Resta chiaro, per concludere, che – pur ritenendosi allo stato percorribile la strada interpretativa appena accennata – un intervento legislativo in materia sarebbe la soluzione sicuramente preferibile[18], in quanto permetterebbe di risolvere definitivamente la questione nel pieno rispetto della separazione dei poteri. Tuttavia, va dato atto del fatto che, il legislatore, a soli pochi anni dalla sua introduzione, sembrerebbe voler andare in ben altra direzione, espungendo del tutto lo strumento deflattivo di cui all’art. 131-bis c.p. dal sistema[19].
[1] Per un commento si veda P. Cirillo, L’estensione della particolare tenuità del fatto agli enti al vaglio della Cassazione, in Dir. pen. cont., fasc. 5/2018, p. 157 ss.
[2] Per una disamina completa dell’istituto di recente introduzione si suggerisce, tra i tanti, C. Santoriello, La clausola di particolare tenuità del fatto, Napoli 2016.
[3] Il passaggio sembra far intendere che il rappresentante legale della società sia stato a sua volta prosciolto ex art. 131-bis, ma la sentenza non si esprime chiaramente sul punto e non fornisce ulteriori dettagli.
[4] Si consideri che molti reati-presupposto contemplati dal D.lgs. n. 231/01, che offre un’elencazione tipica e tassativa, rientrano nei limiti edittali previsti dal 131-bis c.p. (la pena deve essere di cinque anni nel massimo).
[5] Si veda, ad esempio, Cass. Pen., Sez. V, sent. 4 aprile 2013, n. 20060.
[6] In tale passaggio argomentativo la sentenza condivide e si richiama esplicitamente a quanto già affermato da Cass. Pen., Sez. III, sent. 17 novembre 2017, n. 9072.
[7] Pur non esplicitandolo, è chiaro che la Corte accolga un’interpretazione anti-letterale e sistematica dell’art. 8 D.lgs. n. 231/01. Per approfondire il dibattito sulla questione si veda il paragrafo 7 del presente commento.
[8] Si è già fatto notare in precedenza che molti reati-presupposto contemplati nel D.lgs. n. 231/01 potenzialmente rientrano nell’ambito applicativo tracciato dall’art. 131-bis c.p.
[9] Seguita senza eccezioni dalla giurisprudenza di legittimità successiva.
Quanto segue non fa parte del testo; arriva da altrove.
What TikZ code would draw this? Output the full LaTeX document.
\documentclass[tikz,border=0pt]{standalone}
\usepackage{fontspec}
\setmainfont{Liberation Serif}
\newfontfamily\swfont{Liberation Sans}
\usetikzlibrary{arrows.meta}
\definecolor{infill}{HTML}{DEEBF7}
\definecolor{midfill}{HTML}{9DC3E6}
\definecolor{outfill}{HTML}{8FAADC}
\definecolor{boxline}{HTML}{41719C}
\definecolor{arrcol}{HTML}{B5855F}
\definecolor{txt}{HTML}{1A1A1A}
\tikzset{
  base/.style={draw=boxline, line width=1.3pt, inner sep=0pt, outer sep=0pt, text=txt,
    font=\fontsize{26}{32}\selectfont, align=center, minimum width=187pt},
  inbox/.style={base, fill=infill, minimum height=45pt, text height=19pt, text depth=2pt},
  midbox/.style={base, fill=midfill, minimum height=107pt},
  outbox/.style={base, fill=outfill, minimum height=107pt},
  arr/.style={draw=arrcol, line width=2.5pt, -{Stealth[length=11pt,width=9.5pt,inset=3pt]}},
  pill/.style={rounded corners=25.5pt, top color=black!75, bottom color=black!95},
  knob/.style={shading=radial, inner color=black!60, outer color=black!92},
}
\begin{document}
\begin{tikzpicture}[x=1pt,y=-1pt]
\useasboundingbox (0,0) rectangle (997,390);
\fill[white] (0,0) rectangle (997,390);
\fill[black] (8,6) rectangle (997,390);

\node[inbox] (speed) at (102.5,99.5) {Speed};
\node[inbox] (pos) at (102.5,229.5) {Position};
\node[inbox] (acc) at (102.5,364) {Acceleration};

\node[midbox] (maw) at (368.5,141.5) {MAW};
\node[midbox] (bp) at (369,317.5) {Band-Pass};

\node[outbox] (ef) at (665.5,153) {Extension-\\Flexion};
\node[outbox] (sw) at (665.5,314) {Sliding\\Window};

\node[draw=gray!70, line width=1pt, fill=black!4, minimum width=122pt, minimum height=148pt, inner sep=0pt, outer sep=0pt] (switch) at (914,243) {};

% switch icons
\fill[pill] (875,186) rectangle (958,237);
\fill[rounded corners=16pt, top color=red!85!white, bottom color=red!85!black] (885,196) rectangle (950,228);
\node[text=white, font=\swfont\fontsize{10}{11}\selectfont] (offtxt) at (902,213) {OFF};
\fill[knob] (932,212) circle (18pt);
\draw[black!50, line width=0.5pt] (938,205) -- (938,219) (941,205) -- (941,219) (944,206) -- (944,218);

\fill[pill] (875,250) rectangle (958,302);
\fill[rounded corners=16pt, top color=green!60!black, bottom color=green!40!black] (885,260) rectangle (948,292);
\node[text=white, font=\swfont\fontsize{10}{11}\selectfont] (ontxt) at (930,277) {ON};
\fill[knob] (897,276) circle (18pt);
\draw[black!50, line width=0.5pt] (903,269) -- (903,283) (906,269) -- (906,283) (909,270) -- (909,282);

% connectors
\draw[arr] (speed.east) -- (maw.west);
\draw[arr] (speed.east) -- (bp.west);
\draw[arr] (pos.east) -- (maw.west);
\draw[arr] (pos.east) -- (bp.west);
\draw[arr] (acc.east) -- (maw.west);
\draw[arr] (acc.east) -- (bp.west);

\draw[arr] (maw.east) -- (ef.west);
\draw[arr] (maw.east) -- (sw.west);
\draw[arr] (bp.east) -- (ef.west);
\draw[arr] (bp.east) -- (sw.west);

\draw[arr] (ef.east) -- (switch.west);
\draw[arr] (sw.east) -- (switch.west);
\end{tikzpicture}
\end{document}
Il numero di pronunce sul tema non può però dirsi ad oggi rilevante.
[10] Almeno seguendo la teoria tripartita.
[11] Cfr. Cass. pen., Sez. IV, 18 aprile 2018, n. 22468.
[12] A sostegno di questa conclusione, basti ricordare che la sentenza che applica la particolare tenuità (definita da attenta dottrina una “cripto-condanna”) deve iscriversi nel casellario giudiziale ed ha effetto di giudicato quanto all’accertamento della sussistenza del fatto, della sua illiceità e all’affermazione che l’imputato lo ha commesso nel giudizio civile o amministrativo di danno ex art. 651-bis c.p.p..
[13] Secondo P. Cirillo, L’estensione della particolare tenuità del fatto, cit., p. 168 ss., si tratterebbe di vera e propria estensione analogica in malam partem.
[14] Cass. Pen., Sez. III, sent. 23 gennaio 2019, n. 11518.
[15] Argomento già utilizzato in dottrina da T. Guerrini, Clausole di esclusione della punibilità e responsabilità degli enti, in Riv. resp. amm. enti, 2016, 1, p. 128 ss., proprio al fine di escludere l’applicabilità dell’art. 131-bis c.p. alla responsabilità degli enti da reato.
[16] Oltre a quelle già citate, si veda V. D’Acquarone, Tenuità del fatto: brevi riflessioni sulla posizione dell'ente, in Riv. resp. amm. enti, 2016, 1, p. 143 ss.; C. Piergallini, Premialità e non punibilità nel sistema della responsabilità degli enti, in Dir. pen. proc., fasc. 4/2019, p. 543.
[17] Questo profilo, che ben emerge in Cass., Sez. III, sent. 23 gennaio 2019, n. 11518, si può considerare sicuramente condivisibile.
[18] Lo segnala già C. Piergallini, Premialità e non punibilità, cit., p. 543.